[WHAT IS BEING ASKED]: Search the data below for "with"; list each line that holds it.

[DATA LINES]:
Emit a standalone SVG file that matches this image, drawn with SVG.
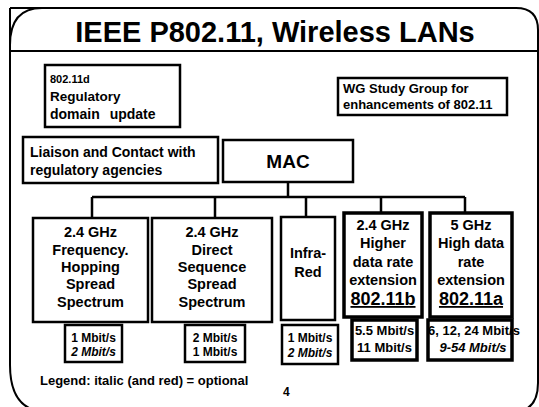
<svg xmlns="http://www.w3.org/2000/svg" width="539" height="407" viewBox="0 0 539 407">
<style>
.frame{fill:none;stroke:#000;stroke-width:2}
.box{fill:#fff;stroke:#000;stroke-width:2.5}
.thick{stroke-width:3.5}
.t{font-family:"Liberation Sans",Arial,Helvetica,sans-serif;font-weight:bold;fill:#000}
.c{text-anchor:middle}
.s14{font-size:14.5px}
.s13{font-size:13px}
.s12{font-size:12px}
.i{font-style:italic}
.u{text-decoration:underline;font-size:18px}
.conn{fill:none;stroke:#000;stroke-width:2.5}
</style>
<rect width="539" height="407" fill="#fff"/>
<g id="frame">
<path class="frame" d="M10,8 H516 Q538,8 538,30 V383 Q538,412 512,412"/>
<path class="frame" d="M10,8 V365 Q10,412 48,412"/>
<path class="frame" d="M10,45 Q10,8 42,8"/>
<path class="frame" d="M10,51 H538"/>
<text class="t c" x="275" y="42" font-size="29">IEEE P802.11, Wireless LANs</text>
</g>
<g id="connectors">
<path class="conn" d="M288,182 V197 M92,197 H465 M92,197 V218 M215,197 V218 M306,197 V217 M381,197 V213 M465,197 V213"/>
</g>
<g id="n-80211d">
<rect class="box" x="45" y="65" width="135" height="62"/>
<text class="t" x="50" y="83" font-size="11">802.11d</text>
<text class="t" x="50" y="101" font-size="13.5">Regulatory</text>
<text class="t" x="50" y="119" font-size="14" word-spacing="6">domain update</text>
</g>
<g id="n-wg">
<rect class="box" x="338" y="78" width="169" height="37"/>
<text class="t s13" x="343" y="93">WG Study Group for</text>
<text class="t s13" x="343" y="109">enhancements of 802.11</text>
</g>
<g id="n-liaison">
<rect class="box" x="23" y="137" width="195" height="46"/>
<text class="t" x="30" y="157" font-size="14">Liaison and Contact with</text>
<text class="t" x="30" y="175" font-size="14">regulatory agencies</text>
</g>
<g id="n-mac">
<rect class="box" x="223" y="140" width="130" height="42"/>
<text class="t c" x="288" y="168" font-size="19">MAC</text>
</g>
<g id="n-fhss">
<rect class="box" x="33" y="218" width="115" height="104"/>
<text class="t c s14" x="90.5" y="237">2.4 GHz</text>
<text class="t c s14" x="90.5" y="255">Frequency.</text>
<text class="t c s14" x="90.5" y="272">Hopping</text>
<text class="t c s14" x="90.5" y="289">Spread</text>
<text class="t c s14" x="90.5" y="307">Spectrum</text>
</g>
<g id="n-dsss">
<rect class="box" x="152" y="218" width="120" height="104"/>
<text class="t c s14" x="212" y="237">2.4 GHz</text>
<text class="t c s14" x="212" y="255">Direct</text>
<text class="t c s14" x="212" y="272">Sequence</text>
<text class="t c s14" x="212" y="289">Spread</text>
<text class="t c s14" x="212" y="307">Spectrum</text>
</g>
<g id="n-ir">
<rect class="box" x="281" y="217" width="54" height="103"/>
<text class="t c s14" x="308" y="258">Infra-</text>
<text class="t c s14" x="308" y="277">Red</text>
</g>
<g id="n-11b">
<rect class="box thick" x="344" y="213" width="78" height="104"/>
<text class="t c s14" x="383" y="230">2.4 GHz</text>
<text class="t c s14" x="383" y="248">Higher</text>
<text class="t c s14" x="383" y="267">data rate</text>
<text class="t c s14" x="383" y="285">extension</text>
<text class="t c u" x="383" y="305">802.11b</text>
</g>
<g id="n-11a">
<rect class="box thick" x="430" y="213" width="82" height="104"/>
<text class="t c s14" x="471" y="230">5 GHz</text>
<text class="t c s14" x="471" y="248">High data</text>
<text class="t c s14" x="471" y="267">rate</text>
<text class="t c s14" x="471" y="285">extension</text>
<text class="t c u" x="471" y="305">802.11a</text>
</g>
<g id="r-fhss">
<rect class="box" x="65" y="325" width="57" height="37"/>
<text class="t c s12" x="93.5" y="342">1 Mbit/s</text>
<text class="t c s12 i" x="93.5" y="356">2 Mbit/s</text>
</g>
<g id="r-dsss">
<rect class="box" x="185" y="325" width="60" height="37"/>
<text class="t c s12" x="215" y="342">2 Mbit/s</text>
<text class="t c s12" x="215" y="356">1 Mbit/s</text>
</g>
<g id="r-ir">
<rect class="box" x="282" y="325" width="56" height="39"/>
<text class="t c s12" x="310" y="342">1 Mbit/s</text>
<text class="t c s12 i" x="310" y="357">2 Mbit/s</text>
</g>
<g id="r-11b">
<rect class="box thick" x="352" y="320" width="65" height="40"/>
<text class="t c s13" x="384.5" y="335">5.5 Mbit/s</text>
<text class="t c s13" x="384.5" y="352">11 Mbit/s</text>
</g>
<g id="r-11a">
<rect class="box thick" x="428" y="320" width="84" height="40"/>
<text class="t c s13" x="474" y="335">6, 12, 24 Mbit/s</text>
<text class="t c s13 i" x="473" y="352">9-54 Mbit/s</text>
</g>
<g id="legend">
<text class="t s13" x="40" y="385">Legend: italic (and red) = optional</text>
<text class="t" x="283" y="396" font-size="12">4</text>
</g>
</svg>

[COMPLETE OUTPUT]:
Emit a standalone SVG file that matches this image, drawn with SVG.
<text class="t" x="30" y="157" font-size="14">Liaison and Contact with</text>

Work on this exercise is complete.